»»
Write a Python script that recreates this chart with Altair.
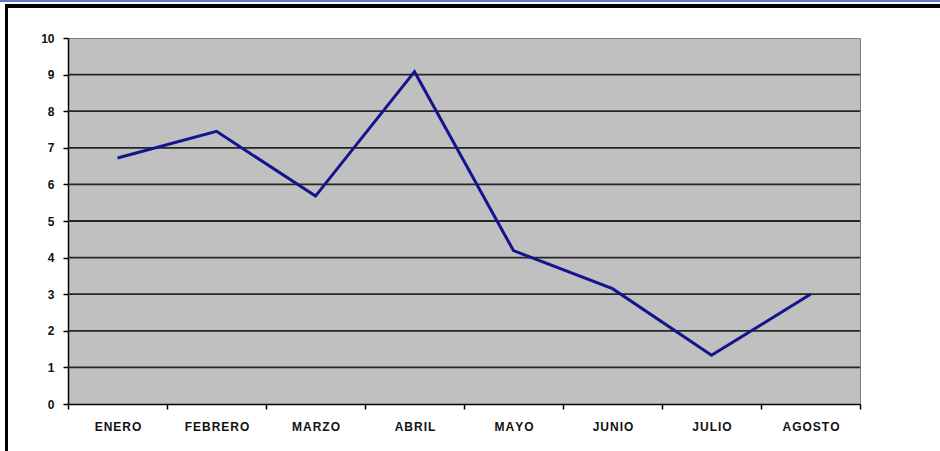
import altair as alt
import pandas as pd

# Monthly values
months = ["ENERO", "FEBRERO", "MARZO", "ABRIL", "MAYO", "JUNIO", "JULIO", "AGOSTO"]
values = [6.72, 7.45, 5.68, 9.08, 4.19, 3.15, 1.33, 3.0]

# Horizontal gridlines inside the plot
grid_levels = [1, 2, 3, 4, 5, 6, 7, 8, 9]
y_ticks = [0, 1, 2, 3, 4, 5, 6, 7, 8, 9, 10]

df = pd.DataFrame({"mes": months, "valor": values})
grid_df = pd.DataFrame({"nivel": grid_levels})

FONT = "Liberation Sans"
W, H = 792, 366

x_enc = alt.X(
    "mes:N",
    sort=months,
    title=None,
    scale=alt.Scale(type="band", paddingInner=0, paddingOuter=0),
    axis=alt.Axis(
        tickBand="extent",
        labelAngle=0,
        labelFont=FONT,
        labelFontSize=12,
        labelFontWeight="bold",
        labelColor="#111111",
        labelPadding=12,
        labelOverlap=False,
        # spaced-out lettering
        labelExpr="join(split(datum.label, ''), '\u200a')",
        tickColor="#000000",
        tickSize=5,
        tickWidth=1.5,
        domainColor="#000000",
        domainWidth=1.5,
        grid=False,
    ),
)

y_scale = alt.Scale(domain=[0, 10], nice=False, zero=True)
y_axis = alt.Axis(
    values=y_ticks,
    tickCount=11,
    labelFont=FONT,
    labelFontSize=12,
    labelFontWeight="bold",
    labelColor="#111111",
    labelPadding=9,
    labelOverlap=False,
    tickColor="#000000",
    tickSize=5,
    tickWidth=1.5,
    domainColor="#000000",
    domainWidth=1.5,
    grid=False,
)

line = alt.Chart(df).mark_line(color="#14148c", strokeWidth=3).encode(
    x=x_enc,
    y=alt.Y("valor:Q", scale=y_scale, title=None, axis=y_axis),
)

grid = alt.Chart(grid_df).mark_rule(color="#262626", strokeWidth=1.8).encode(
    y=alt.Y("nivel:Q", scale=y_scale, title=None, axis=y_axis),
)

# Outer frame: thin blue line on top, heavy black border top and left
blue_top = alt.Chart(grid_df).mark_rule(color="#5b7cc0", strokeWidth=2).encode(
    x=alt.value(-68), x2=alt.value(W + 80), y=alt.value(-37.5)
)
black_top = alt.Chart(grid_df).mark_rule(color="#000000", strokeWidth=3).encode(
    x=alt.value(-63), x2=alt.value(W + 80), y=alt.value(-32)
)
black_left = alt.Chart(grid_df).mark_rule(color="#000000", strokeWidth=3).encode(
    x=alt.value(-61.5), y=alt.value(-33.5), y2=alt.value(H + 47)
)

chart = (
    alt.layer(grid, line, blue_top, black_top, black_left)
    .properties(
        width=W,
        height=H,
        autosize=alt.AutoSizeParams(type="none"),
        padding={"left": 68, "top": 38, "right": 80, "bottom": 47},
        background="#ffffff",
    )
    .configure_view(fill="#c0c0c0", stroke="#7a7a7a", strokeWidth=1)
)

chart.save("out.html", embed_options={"renderer": "svg", "actions": False})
««
Repeat, exactly and in full, each line from the start of the data to the line that contains "W, H = 792, 366". Pictures do not go in.

Write a Python script that recreates this chart with Altair.
import altair as alt
import pandas as pd

# Monthly values
months = ["ENERO", "FEBRERO", "MARZO", "ABRIL", "MAYO", "JUNIO", "JULIO", "AGOSTO"]
values = [6.72, 7.45, 5.68, 9.08, 4.19, 3.15, 1.33, 3.0]

# Horizontal gridlines inside the plot
grid_levels = [1, 2, 3, 4, 5, 6, 7, 8, 9]
y_ticks = [0, 1, 2, 3, 4, 5, 6, 7, 8, 9, 10]

df = pd.DataFrame({"mes": months, "valor": values})
grid_df = pd.DataFrame({"nivel": grid_levels})

FONT = "Liberation Sans"
W, H = 792, 366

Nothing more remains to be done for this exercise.